Initially we note that Louisiana’s Medical Malpractice Act only provides for the dismissal of a Review Panel (filed prior to the malpractice suit), by way of an exception of prescription. La.R.S. 40:1299.47(B)(2)(a). We are unaware of a procedural device whereby the exception of no right of action can be interposed prior to the actual filing of a malpractice suit. However, this issue has not been raised by either party. Since all parties argue the merits of whether plaintiffs have the right to pursue their claim, via medical review panel or malpractice suit, we shall address that issue.

The record does not contain a transcript of the hearing, nor any narrative of facts. La.C.C.Pro. Art. 2131. Furthermore, there is no proffered evidence which we can consider. Plaintiffs refer to various exhibits attached to their appellate brief. Those exhibits, however, were not introduced in *1085evidence. It is well established that exhibits attached to an appellate brief will not be considered by this Court unless they were offered (or proffered) in evidence. Dris-coll v. City of New Orleans, 444 So.2d 756 (La.App. 4th Cir.1984).4

Based on the record before us, and in particular the petition filed in the malpractice suit, we cannot say the trial judge erred. We have carefully reviewed that petition and there is absolutely no allegation establishing any relationship between plaintiffs and decedent. We are satisfied that plaintiffs have failed to establish their right to bring this action. See, La.C.C. Art. 2315.2(2).

Furthermore, on our own, we also find that the petition fails to state a cause of action. La.C.C.Pro. Art. 927. Assuming each allegation to be true, the failure of plaintiffs to assert their relationship with decedent would preclude their recovery.

We reject appellees request for frivolous appeal damages.

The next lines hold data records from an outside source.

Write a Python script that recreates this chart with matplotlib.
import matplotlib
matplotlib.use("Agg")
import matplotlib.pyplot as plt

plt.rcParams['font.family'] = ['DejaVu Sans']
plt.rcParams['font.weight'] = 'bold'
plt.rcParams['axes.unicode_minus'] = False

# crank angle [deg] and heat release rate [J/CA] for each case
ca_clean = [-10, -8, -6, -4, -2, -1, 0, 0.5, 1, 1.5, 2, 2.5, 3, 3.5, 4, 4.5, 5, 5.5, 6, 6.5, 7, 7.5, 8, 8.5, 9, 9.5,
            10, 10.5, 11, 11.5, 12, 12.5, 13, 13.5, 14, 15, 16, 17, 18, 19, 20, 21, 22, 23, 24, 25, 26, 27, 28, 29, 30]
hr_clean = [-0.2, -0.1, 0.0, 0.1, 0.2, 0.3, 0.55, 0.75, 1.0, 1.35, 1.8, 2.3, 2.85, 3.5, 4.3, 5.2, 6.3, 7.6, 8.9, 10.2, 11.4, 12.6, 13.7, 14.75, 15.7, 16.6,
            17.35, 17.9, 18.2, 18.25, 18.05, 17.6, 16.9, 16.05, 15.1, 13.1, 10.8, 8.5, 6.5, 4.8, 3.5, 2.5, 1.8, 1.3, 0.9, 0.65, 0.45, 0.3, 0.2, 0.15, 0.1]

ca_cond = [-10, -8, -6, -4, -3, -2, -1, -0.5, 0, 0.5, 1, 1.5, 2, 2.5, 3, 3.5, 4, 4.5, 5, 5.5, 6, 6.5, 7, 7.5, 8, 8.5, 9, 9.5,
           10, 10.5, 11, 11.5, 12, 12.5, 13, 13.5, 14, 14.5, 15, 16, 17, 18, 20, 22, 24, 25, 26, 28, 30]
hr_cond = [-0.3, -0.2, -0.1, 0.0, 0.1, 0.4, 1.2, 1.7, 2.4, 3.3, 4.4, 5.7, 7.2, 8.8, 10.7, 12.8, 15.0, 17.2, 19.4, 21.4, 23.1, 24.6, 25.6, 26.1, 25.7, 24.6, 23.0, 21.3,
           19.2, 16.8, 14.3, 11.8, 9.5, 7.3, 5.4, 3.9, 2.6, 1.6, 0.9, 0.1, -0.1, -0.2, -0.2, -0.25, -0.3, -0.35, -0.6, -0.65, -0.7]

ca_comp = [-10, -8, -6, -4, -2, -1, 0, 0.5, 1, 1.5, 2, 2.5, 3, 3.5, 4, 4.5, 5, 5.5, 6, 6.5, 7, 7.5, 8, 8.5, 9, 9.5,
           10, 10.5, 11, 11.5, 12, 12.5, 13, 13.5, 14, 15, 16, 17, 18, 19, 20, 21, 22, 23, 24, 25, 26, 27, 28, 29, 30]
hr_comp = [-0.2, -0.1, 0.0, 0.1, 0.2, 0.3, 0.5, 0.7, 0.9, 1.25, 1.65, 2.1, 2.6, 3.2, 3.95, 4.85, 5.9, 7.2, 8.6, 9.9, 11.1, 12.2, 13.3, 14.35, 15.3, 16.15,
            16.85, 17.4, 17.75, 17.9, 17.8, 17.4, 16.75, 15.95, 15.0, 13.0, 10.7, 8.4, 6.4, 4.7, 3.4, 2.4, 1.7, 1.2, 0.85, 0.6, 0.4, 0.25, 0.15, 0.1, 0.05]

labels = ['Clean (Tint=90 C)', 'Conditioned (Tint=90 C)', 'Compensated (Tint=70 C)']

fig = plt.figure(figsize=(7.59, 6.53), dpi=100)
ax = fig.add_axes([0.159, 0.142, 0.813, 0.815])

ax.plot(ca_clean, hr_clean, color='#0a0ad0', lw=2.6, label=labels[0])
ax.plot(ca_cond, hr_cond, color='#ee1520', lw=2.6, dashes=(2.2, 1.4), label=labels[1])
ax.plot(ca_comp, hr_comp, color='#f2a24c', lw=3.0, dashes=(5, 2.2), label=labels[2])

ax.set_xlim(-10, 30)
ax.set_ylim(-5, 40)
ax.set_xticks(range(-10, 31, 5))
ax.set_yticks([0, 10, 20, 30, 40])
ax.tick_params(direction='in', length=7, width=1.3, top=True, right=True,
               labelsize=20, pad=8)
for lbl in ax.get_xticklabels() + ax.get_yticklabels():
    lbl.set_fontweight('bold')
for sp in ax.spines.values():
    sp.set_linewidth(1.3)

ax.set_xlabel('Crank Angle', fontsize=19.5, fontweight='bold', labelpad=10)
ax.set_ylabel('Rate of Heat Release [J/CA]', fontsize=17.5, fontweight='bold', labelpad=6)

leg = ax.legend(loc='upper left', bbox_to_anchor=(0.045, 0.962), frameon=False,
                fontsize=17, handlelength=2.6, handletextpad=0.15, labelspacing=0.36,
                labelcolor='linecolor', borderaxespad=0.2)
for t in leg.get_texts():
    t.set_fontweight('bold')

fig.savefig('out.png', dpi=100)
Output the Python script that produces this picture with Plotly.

Accordingly, we affirm both judgments. On our own motion we also dismiss plaintiffs malpractice suit (CDC No. 21672) without prejudice, for failure to state a cause of action.

AFFIRMED.

TREVOR G. BRYAN, J. Pro Tern., concurs in part and dissents in part.

. The facts are taken from those alleged in the petition filed in these proceedings.

. This complaint does not appear in the record.

. La.C.C. Art. 2315.2(2) provides the surviving mother and father, or either of them, with the wrongful death action of their child where there are no surviving spouse or children.

. The exhibits are the subject to appellees’ motion to strike. For the reasons stated above they are not considered by this Court and are stricken from these proceedings.






Concurrence in Part

TREVOR G. BRYAN, Judge Pro Tern.,

concurs in part, dissents in part.

Although I agree with the majority opinion on the exception of no right of action, I disagree with the conclusion reached by the majority on the exception of prematurity/lack of subject matter jurisdiction. Specifically, I do not agree that once Dr. Rao submitted proof of his employment with the state, the burden shifted to the plaintiffs to prove that defendant was acting outside the scope and course of his employment with the state with respect to the alleged malpractice.

La.R.S. 40:1299.39(A)(l)(a) provides that state employees “when acting within the course and scope of their duties in providing health care in connection with such state entity” are covered by the malpractice act. Subsection (l)(b) of the same statute states that “persons” covered by this part “shall not mean or include any individual acting in a professional capacity in providing health care services not by or on behalf of the state.”

Because the malpractice act derogates from the common law right to sue, those who invoke its benefits have the burden to show entitlement to its protection.